--- Begin ---
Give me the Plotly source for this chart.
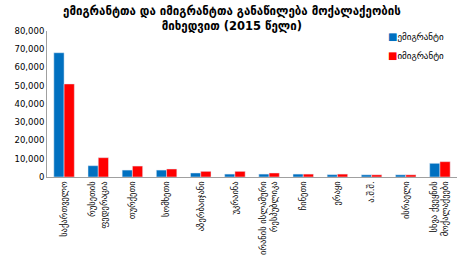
import plotly.graph_objects as go

categories = [
    "საქართველო",
    "რუსეთის<br>ფედერაცია",
    "თურქეთი",
    "სომხეთი",
    "აზერბაიჯანი",
    "უკრაინა",
    "ირანის ისლამური<br>რესპუბლიკა",
    "ჩინეთი",
    "ერაყი",
    "ა.შ.შ.",
    "ისრაელი",
    "სხვა ქვეყნის<br>მოქალაქეები",
]
emigrants = [68100, 6200, 3800, 3800, 2200, 1600, 1600, 1600, 1300, 1200, 1200, 7500]
immigrants = [51000, 10600, 6000, 4400, 3100, 3100, 2200, 1600, 1600, 1200, 1200, 8400]
y_ticks = [0, 10000, 20000, 30000, 40000, 50000, 60000, 70000, 80000]
series_names = ["ემიგრანტი", "იმიგრანტი"]
series_colors = ["#0070C0", "#FF0000"]

FONT = "DejaVu Sans"

fig = go.Figure()
fig.add_bar(x=categories, y=emigrants, name=series_names[0], marker_color=series_colors[0])
fig.add_bar(x=categories, y=immigrants, name=series_names[1], marker_color=series_colors[1])

# legend drawn as compact annotations (Excel style)
for i, (nm, col) in enumerate(zip(series_names, series_colors)):
    fig.add_annotation(
        xref="paper", yref="paper", x=0.827, y=0.96 - i * 0.125,
        xanchor="left", yanchor="middle", showarrow=False,
        text=f"<span style='color:{col};font-size:10px'>■</span>{nm}",
        font=dict(family=FONT, size=9, color="#000000"),
    )

fig.add_annotation(
    xref="paper", yref="paper", x=0.45, y=1.2, xanchor="center", yanchor="top",
    showarrow=False,
    text="<b>ემიგრანტთა და იმიგრანტთა განაწილება მოქალაქეობის<br>მიხედვით (2015 წელი)</b>",
    font=dict(family=FONT, size=11.5, color="#000000"),
)

fig.update_layout(
    width=460, height=270,
    margin=dict(l=47, r=3, t=31, b=93),
    paper_bgcolor="white", plot_bgcolor="white",
    barmode="group", bargap=0.4, bargroupgap=0,
    showlegend=False,
    font=dict(family=FONT, size=9, color="#000000"),
    xaxis=dict(
        tickangle=-90, showline=True, linecolor="#A0A0A0", linewidth=1,
        ticks="", tickfont=dict(family=FONT, size=8.5),
    ),
    yaxis=dict(
        range=[0, 80000], tickvals=y_ticks, tickformat=",",
        showgrid=False, showline=True, linecolor="#A0A0A0", linewidth=1,
        ticks="", zeroline=False, tickfont=dict(family=FONT, size=8.5),
    ),
)

fig.write_html("out.html")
--- End ---
Directions for this task =
Pictures are excluded: retype only the lines from the beginning of the listing above through the line with "import plotly.graph_objects as go", both included.

Result for this exercise =
Give me the Plotly source for this chart.
import plotly.graph_objects as go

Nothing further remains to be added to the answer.